▸ **Stored records**:
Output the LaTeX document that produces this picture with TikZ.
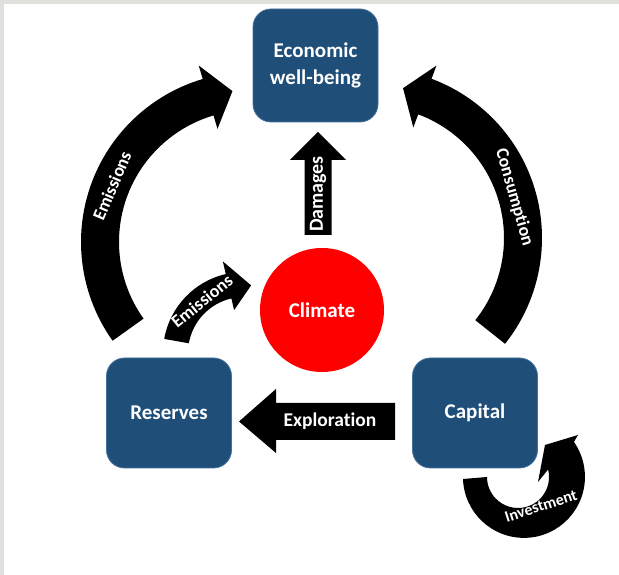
\documentclass[tikz,border=0pt]{standalone}
\usepackage{fontspec}
\setmainfont{Carlito}[Ligatures=NoCommon]
\definecolor{boxblue}{HTML}{1F4E79}
\definecolor{boxedge}{HTML}{41719C}
\definecolor{framegrey}{HTML}{E0E0DC}

\begin{document}
\begin{tikzpicture}[x=1pt,y=1pt]
                \tikzstyle{box}=[rectangle,rounded corners=18pt,fill=boxblue,draw=boxedge,line width=0.8pt,minimum width=125pt,minimum height=110pt,text=white,font=\bfseries\fontsize{21}{27}\selectfont,align=center]
                \tikzstyle{arclabel}=[text=white,inner sep=0pt,font=\bfseries\fontsize{18}{22}\selectfont]
                \useasboundingbox (0,0) rectangle (619,575);
                \fill[framegrey] (0,0) rectangle (619,575);
                \fill[white] (4,0) rectangle (619,571);

                        \node[box,minimum height=113pt] (econ) at (315.5,509.5){Economic\\well-being};
                        \node[box] (reserves) at (169,162){Reserves};
                        \node[box] (capital) at (475,162){Capital};
                        \node[circle,fill=red,minimum size=124pt,text=white,font=\bfseries\fontsize{21}{26}\selectfont] (climate) at (322,265){Climate};

                % straight block arrows
                \fill (304.5,340) -- (304.5,415) -- (290,415) -- (318,443) -- (346,415) -- (331.5,415) -- (331.5,340) -- cycle;
                \node[arclabel,rotate=90,font=\bfseries\fontsize{20}{24}\selectfont] (damages) at (318,381){Damages};
                \fill (395,135) -- (276,135) -- (276,122) -- (239,153.5) -- (276,186) -- (276,172) -- (395,172) -- cycle;
                \node[arclabel,font=\bfseries\fontsize{19.5}{24}\selectfont] (exploration) at (330,154){Exploration};

                % curved block arrows
                \begin{scope}[shift={(251,333)}]
                        \fill (215.5:132) arc[start angle=215.5,end angle=106.5,radius=132pt] -- (106.5:118) -- (97:152) -- (106.5:184) -- (106.5:170) arc[start angle=106.5,end angle=215.5,radius=170pt] -- cycle;
                        \node[arclabel,rotate=67] (emissions-a) at (158:150){Emissions};
                \end{scope}
                \begin{scope}[shift={(372,337)}]
                        \fill (-38.5:132) arc[start angle=-38.5,end angle=69.5,radius=132pt] -- (69.5:118) -- (78.3:153) -- (69.5:184) -- (69.5:170) arc[start angle=69.5,end angle=-38.5,radius=170pt] -- cycle;
                        \node[arclabel,rotate=-74] (consumption) at (16:148){Consumption};
                \end{scope}
                \begin{scope}[shift={(244,222)}]
                        \fill (170:56) arc[start angle=170,end angle=103,radius=56pt] -- (103:44) -- (84:68) -- (103:94) -- (103:81) arc[start angle=103,end angle=170,radius=81pt] -- cycle;
                        \node[arclabel,rotate=39] (emissions-b) at (129:67){Emissions};
                \end{scope}
                % investment loop: outer edge round (524,98), inner edge round (518,98)
                \fill (463,96) arc[start angle=182,end angle=395,radius=61pt] -- (578,140) -- (545,130) -- (538,93) -- (548.1,105.5) arc[start angle=14,end angle=-180,radius=31pt] -- cycle;
                \node[arclabel,rotate=18,font=\bfseries\fontsize{16}{20}\selectfont] (investment) at (541,69){Investment};
\end{tikzpicture}
\end{document}
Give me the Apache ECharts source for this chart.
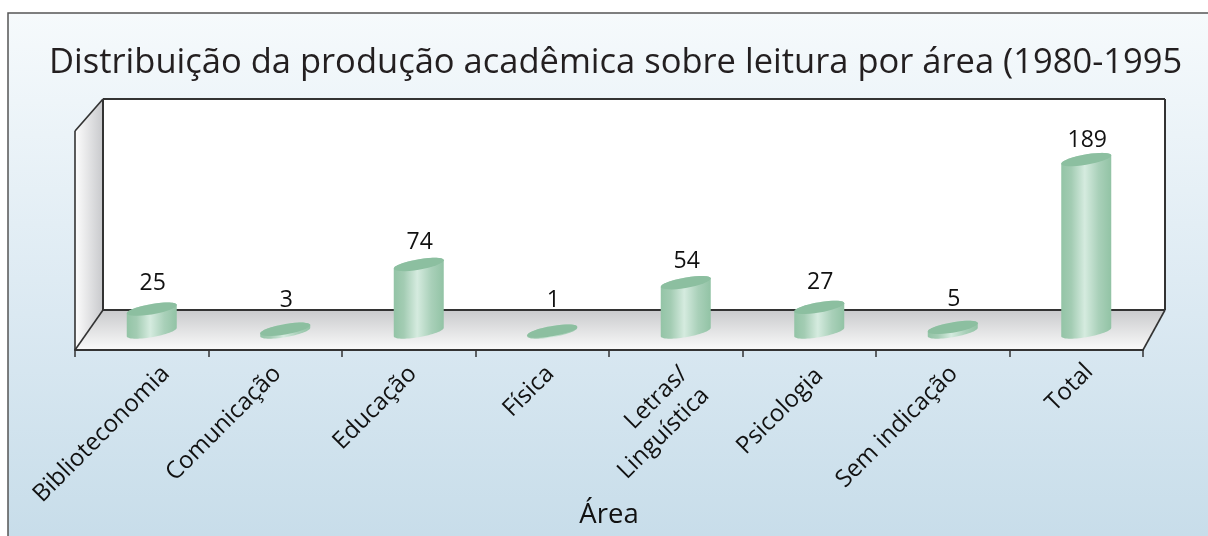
<!DOCTYPE html>
<html><head><meta charset="utf-8">
<style>html,body{margin:0;padding:0;background:#fff}#c{width:1208px;height:536px}</style>
<script src="https://cdn.jsdelivr.net/npm/echarts@6/dist/echarts.min.js"></script>
</head><body><div id="c"></div>
<script>
const categories = ['Biblioteconomia','Comunicação','Educação','Física','Letras/\nLinguística','Psicologia','Sem indicação','Total'];
const values = [25,3,74,1,54,27,5,189];
const titleText = 'Distribuição da produção acadêmica sobre leitura por área (1980-1995';
const axisName = 'Área';

// layout only
const box = {l:75,r:1143,t:131,b:350,dx:28,dy:40,dz:32};
const depth = {x:10,y:-18};
const barHalf = 25, shear = 4.2, minor = 5.2;
const labelShift = [[24,20],[2,20],[4,20],[8,20],[19,31],[10,22],[11,20],[13,18]];
const valueGap = [26,29,22.5,31,21,25,28,19];
const FONT = '"Open Sans"';
const INK = '#333';

const chart = echarts.init(document.getElementById('c'));
const ln = (x1,y1,x2,y2,w)=>({type:'line',z:1,silent:true,shape:{x1,y1,x2,y2},style:{stroke:INK,lineWidth:w||1.6}});
const G = echarts.graphic.LinearGradient;
const bx = box.l+box.dx, bxr = box.r+22, bt = box.t-box.dz, bb = box.b-box.dy;

function ring(cx,cy,from,to){
  const pts=[];
  for(let k=0;k<=32;k++){
    const t=from+(to-from)*k/32;
    pts.push([cx+barHalf*Math.cos(t), cy-shear*Math.cos(t)-minor*Math.sin(t)]);
  }
  return pts;
}
function renderItem(params,api){
  const i = params.dataIndex;
  const base = api.coord([api.value(0),0]);
  const top = api.coord([api.value(0),api.value(1)]);
  const cx = base[0]+depth.x, y0 = base[1]+depth.y, y1 = top[1]+depth.y;
  const lower = ring(cx,y0,Math.PI,2*Math.PI);
  return {type:'group',children:[
    {type:'polygon',shape:{points:lower.concat(ring(cx,y1,0,Math.PI))},
     style:{fill:new G(0,0,1,0,[{offset:0,color:'#93c4a6'},{offset:.2,color:'#a3ccb3'},{offset:.47,color:'#d5ebdf'},{offset:.75,color:'#a9d0b9'},{offset:1,color:'#92c3a5'}])}},
    {type:'polygon',shape:{points:ring(cx,y1,0,2*Math.PI)},style:{fill:'#8cbfa0'}},
    {type:'text',style:{text:String(api.value(1)),x:cx+1,y:y1-valueGap[i],align:'center',verticalAlign:'middle',
      font:'23px '+FONT,fill:'#111'}},
    {type:'text',x:base[0]+labelShift[i][0],y:base[1]+labelShift[i][1],rotation:Math.PI/4,
     style:{text:categories[i],x:0,y:0,align:'right',verticalAlign:'middle',font:'24px '+FONT,lineHeight:30,fill:'#111'}}
  ]};
}
chart.setOption({
  animation:false,
  backgroundColor:'#fff',
  title:{text:titleText,left:44,top:41,textStyle:{fontFamily:FONT,fontSize:34.5,fontWeight:'normal',color:'#231f20'}},
  grid:{left:box.l,top:box.t,width:box.r-box.l,height:box.b-box.t,outerBoundsMode:'none',containLabel:false},
  xAxis:{type:'category',data:categories,z:3,
    name:axisName,nameLocation:'middle',nameGap:165,nameMoveOverlap:false,
    nameTextStyle:{fontFamily:FONT,fontSize:27.5,color:'#111',verticalAlign:'middle'},
    axisLine:{lineStyle:{color:INK,width:2}},
    axisTick:{show:true,length:7,lineStyle:{color:INK,width:1.5}},
    axisLabel:{show:false}},
  yAxis:{type:'value',min:0,max:240,interval:40,show:false},
  graphic:{elements:[
    {type:'rect',z:0,silent:true,shape:{x:8,y:13,width:1300,height:600},
     style:{fill:new G(0,0,0,1,[{offset:0,color:'#f6fafc'},{offset:.5,color:'#dbe9f2'},{offset:1,color:'#c1d9e7'}]),stroke:'#555',lineWidth:1.5}},
    {type:'rect',z:1,silent:true,shape:{x:bx,y:bt,width:bxr-bx,height:bb-bt},style:{fill:'#fff'}},
    {type:'polygon',z:1,silent:true,shape:{points:[[box.l,box.t],[bx,bt],[bx,bb],[box.l,box.b]]},
     style:{fill:new G(0,0,1,0,[{offset:0,color:'#fdfdfd'},{offset:1,color:'#c8c9cc'}])}},
    {type:'polygon',z:1,silent:true,shape:{points:[[bx,bb],[bxr,bb],[box.r,box.b],[box.l,box.b]]},
     style:{fill:new G(0,0,0,1,[{offset:0,color:'#c9cacc'},{offset:1,color:'#fafafa'}])}},
    ln(box.l,box.t,bx,bt), ln(bx,bt,bxr,bt,2), ln(bxr,bt,bxr,bb,2), ln(bx,bt,bx,bb,2), ln(bx,bb,bxr,bb,2),
    ln(box.l,box.t,box.l,box.b), ln(box.l,box.b,bx,bb), ln(box.r,box.b,bxr,bb)
  ]},
  series:[{type:'custom',z:5,clip:false,silent:true,coordinateSystem:'cartesian2d',encode:{x:0,y:1},
    data:values.map((v,i)=>[i,v]),renderItem}]
});
</script></body></html>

▸ **What you need to do**:
From the first line of the material down to the line containing "(4,0) rectangle (619,571);", inclusive, return each line exactly, skipping any picture.

▸ **Reply**:
Output the LaTeX document that produces this picture with TikZ.
\documentclass[tikz,border=0pt]{standalone}
\usepackage{fontspec}
\setmainfont{Carlito}[Ligatures=NoCommon]
\definecolor{boxblue}{HTML}{1F4E79}
\definecolor{boxedge}{HTML}{41719C}
\definecolor{framegrey}{HTML}{E0E0DC}

\begin{document}
\begin{tikzpicture}[x=1pt,y=1pt]
                \tikzstyle{box}=[rectangle,rounded corners=18pt,fill=boxblue,draw=boxedge,line width=0.8pt,minimum width=125pt,minimum height=110pt,text=white,font=\bfseries\fontsize{21}{27}\selectfont,align=center]
                \tikzstyle{arclabel}=[text=white,inner sep=0pt,font=\bfseries\fontsize{18}{22}\selectfont]
                \useasboundingbox (0,0) rectangle (619,575);
                \fill[framegrey] (0,0) rectangle (619,575);
                \fill[white] (4,0) rectangle (619,571);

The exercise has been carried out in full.